11. At Webster University, you teach classes in “music entrepreneurship.” What is that? Musicians need to know how to survive in the real world. It’s tough. A huge part of what I teach in the classes is how to have the right mindset, how to create your own opportunities, and how to reach your goals.
12. When it comes to jazz, who are your musical heroes? Oh man, there are so many. Two of my classic favorites are Stuff Smith and Oscar Peterson.
13. If someone else paid for the experience, would you go bungee jumping? I’ve always had a fear of heights, but it’s gotten better the older I get. I think I would be down.
14. If you could learn to do anything, what would it be? Realistically, I think I would want to be an expert cook. I love food, possibly more than music. I’m just lazy about leveling up my cooking skills. Beyond reality, time travel would be pretty awesome.
15. Who is your favorite Muppet? Animal was pretty cool. He likes music and food.
16. Do you have any pre-gig rituals? I have a lucky bicentennial dollar coin I always have in my pocket for performances.
17. My kid plays guitar and video games, and he claims the two complement each other when it comes to quick thinking and dexterity. I think he just wants to play more video games. Is there something to his theory? Maybe if he’s playing “Guitar Hero”? Yeah, I think he’s trying to pull a fast one on you.

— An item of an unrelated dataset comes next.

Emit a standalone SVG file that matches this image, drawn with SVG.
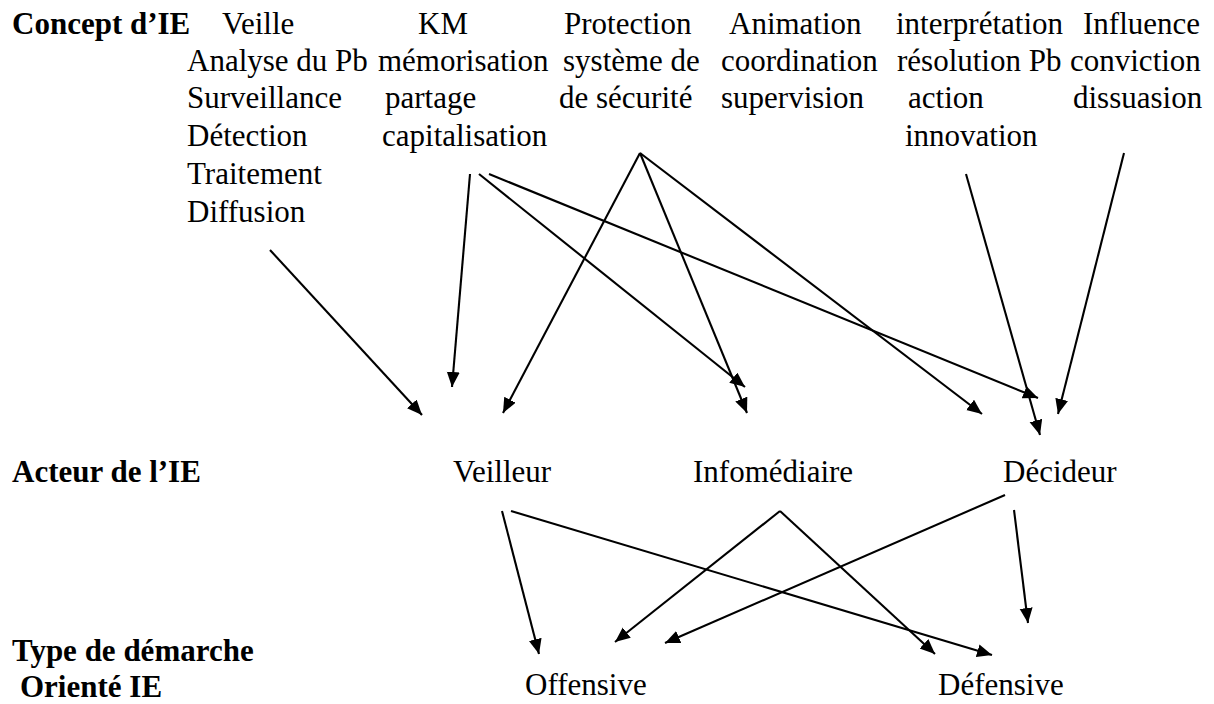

18. If you could perform with any group/person across any genre, living or dead, which/who would you choose, and why? Bach, definitely Bach. As a performer and improviser, he was incredible. You can hear that in his amazing body of compositions.
19. Do you play any other instruments? I play viola as often as violin. I did my doctoral studies at Michigan State University primarily on viola. I enjoy singing with jazz groups. I took bass guitar, guitar and piano lessons when I was younger. I accompany my younger students on piano in lessons and occasionally perform with my beginners.
20. Do you believe in karma? I think people who treat others well often find themselves to be successful.